OBJECTIVE:
Copy exactly the lines that run from the top of the listing to the line containing "import seaborn as sns", both ends included, and omit the pictures.

Rows from a dataset of charts and code:
┌──

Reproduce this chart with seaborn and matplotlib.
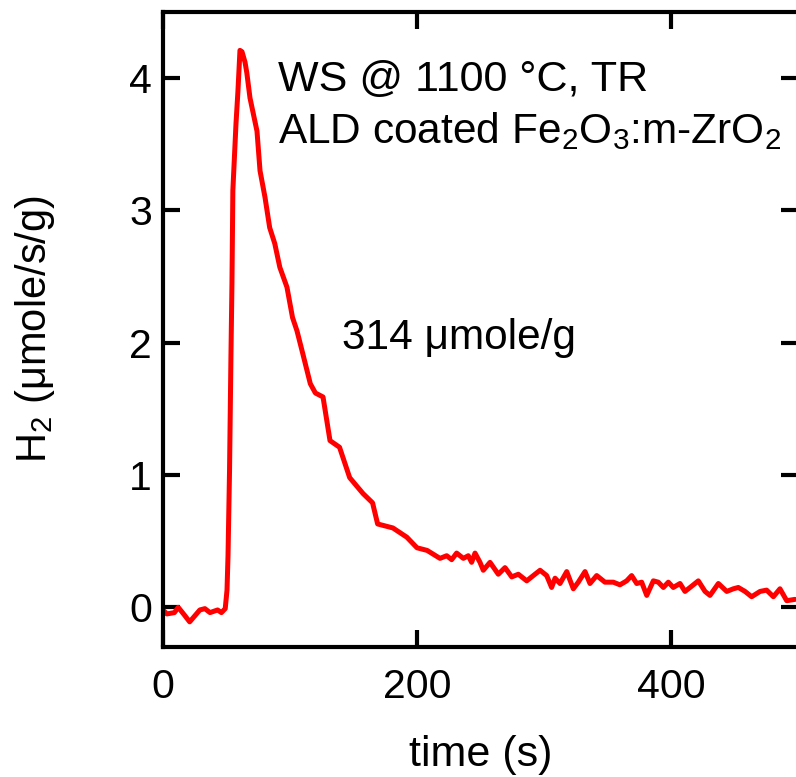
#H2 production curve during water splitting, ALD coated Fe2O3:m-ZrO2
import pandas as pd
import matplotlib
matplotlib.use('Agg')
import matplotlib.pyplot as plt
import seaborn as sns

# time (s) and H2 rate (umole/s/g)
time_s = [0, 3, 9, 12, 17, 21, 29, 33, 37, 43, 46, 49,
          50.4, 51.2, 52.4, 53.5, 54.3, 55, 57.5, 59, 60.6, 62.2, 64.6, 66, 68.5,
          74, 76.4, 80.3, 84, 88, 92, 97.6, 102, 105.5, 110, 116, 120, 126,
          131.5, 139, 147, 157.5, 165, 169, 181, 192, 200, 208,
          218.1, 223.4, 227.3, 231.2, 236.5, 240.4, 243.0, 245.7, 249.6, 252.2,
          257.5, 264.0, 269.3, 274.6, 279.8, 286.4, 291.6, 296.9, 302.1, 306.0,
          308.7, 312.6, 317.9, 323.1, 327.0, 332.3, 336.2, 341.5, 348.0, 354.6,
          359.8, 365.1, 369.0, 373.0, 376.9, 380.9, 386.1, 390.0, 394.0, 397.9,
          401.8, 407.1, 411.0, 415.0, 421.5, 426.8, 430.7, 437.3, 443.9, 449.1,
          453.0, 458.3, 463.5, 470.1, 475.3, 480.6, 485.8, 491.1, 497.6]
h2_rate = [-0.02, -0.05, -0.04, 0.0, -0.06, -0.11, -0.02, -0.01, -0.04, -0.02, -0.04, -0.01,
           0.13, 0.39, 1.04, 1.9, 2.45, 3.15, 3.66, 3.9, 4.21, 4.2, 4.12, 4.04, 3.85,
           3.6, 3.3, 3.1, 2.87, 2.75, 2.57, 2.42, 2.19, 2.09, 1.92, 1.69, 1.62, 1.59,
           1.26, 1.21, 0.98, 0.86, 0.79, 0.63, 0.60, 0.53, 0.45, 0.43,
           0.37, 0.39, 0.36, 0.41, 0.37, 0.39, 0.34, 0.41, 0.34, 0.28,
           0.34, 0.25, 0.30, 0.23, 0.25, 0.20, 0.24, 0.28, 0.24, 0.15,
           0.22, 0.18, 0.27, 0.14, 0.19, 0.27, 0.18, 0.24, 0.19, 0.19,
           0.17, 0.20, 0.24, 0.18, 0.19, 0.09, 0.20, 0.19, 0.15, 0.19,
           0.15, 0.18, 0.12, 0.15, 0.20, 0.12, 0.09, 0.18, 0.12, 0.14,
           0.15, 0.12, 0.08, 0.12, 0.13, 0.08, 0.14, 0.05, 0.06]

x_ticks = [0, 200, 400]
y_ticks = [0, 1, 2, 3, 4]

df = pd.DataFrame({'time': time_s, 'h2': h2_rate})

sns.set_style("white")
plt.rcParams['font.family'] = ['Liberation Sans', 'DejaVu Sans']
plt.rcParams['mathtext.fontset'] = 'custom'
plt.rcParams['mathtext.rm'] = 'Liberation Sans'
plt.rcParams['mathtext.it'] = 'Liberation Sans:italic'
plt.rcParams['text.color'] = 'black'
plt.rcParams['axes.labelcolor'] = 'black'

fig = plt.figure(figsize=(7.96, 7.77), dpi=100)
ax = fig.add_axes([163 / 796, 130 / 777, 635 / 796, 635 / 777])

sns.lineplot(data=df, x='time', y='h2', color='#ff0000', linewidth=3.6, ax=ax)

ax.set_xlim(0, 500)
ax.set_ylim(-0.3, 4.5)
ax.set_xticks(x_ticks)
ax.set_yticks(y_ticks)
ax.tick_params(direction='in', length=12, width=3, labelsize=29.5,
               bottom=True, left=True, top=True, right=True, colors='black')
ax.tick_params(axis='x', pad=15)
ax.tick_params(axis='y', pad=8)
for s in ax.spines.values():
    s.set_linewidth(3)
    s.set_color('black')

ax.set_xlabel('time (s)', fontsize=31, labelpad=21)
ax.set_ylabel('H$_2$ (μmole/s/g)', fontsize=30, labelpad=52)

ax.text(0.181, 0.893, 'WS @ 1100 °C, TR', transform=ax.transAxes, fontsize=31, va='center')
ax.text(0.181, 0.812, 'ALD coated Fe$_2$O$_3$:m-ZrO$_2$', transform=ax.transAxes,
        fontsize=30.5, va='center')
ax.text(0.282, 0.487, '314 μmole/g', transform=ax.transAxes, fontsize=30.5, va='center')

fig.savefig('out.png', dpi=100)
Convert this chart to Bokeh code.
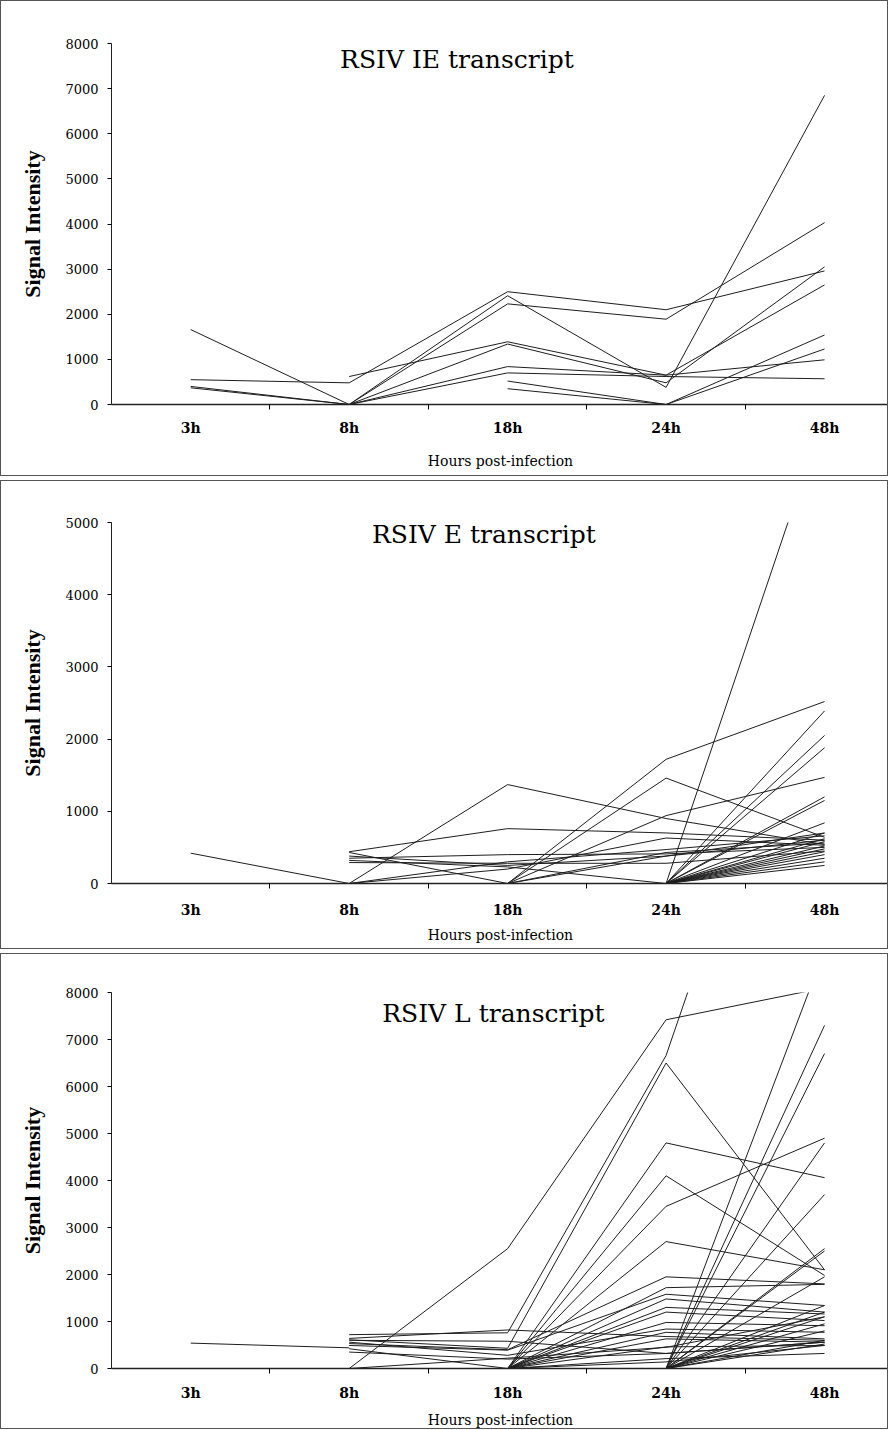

└──

RESULT OF THE EXERCISE:
Reproduce this chart with seaborn and matplotlib.
#H2 production curve during water splitting, ALD coated Fe2O3:m-ZrO2
import pandas as pd
import matplotlib
matplotlib.use('Agg')
import matplotlib.pyplot as plt
import seaborn as sns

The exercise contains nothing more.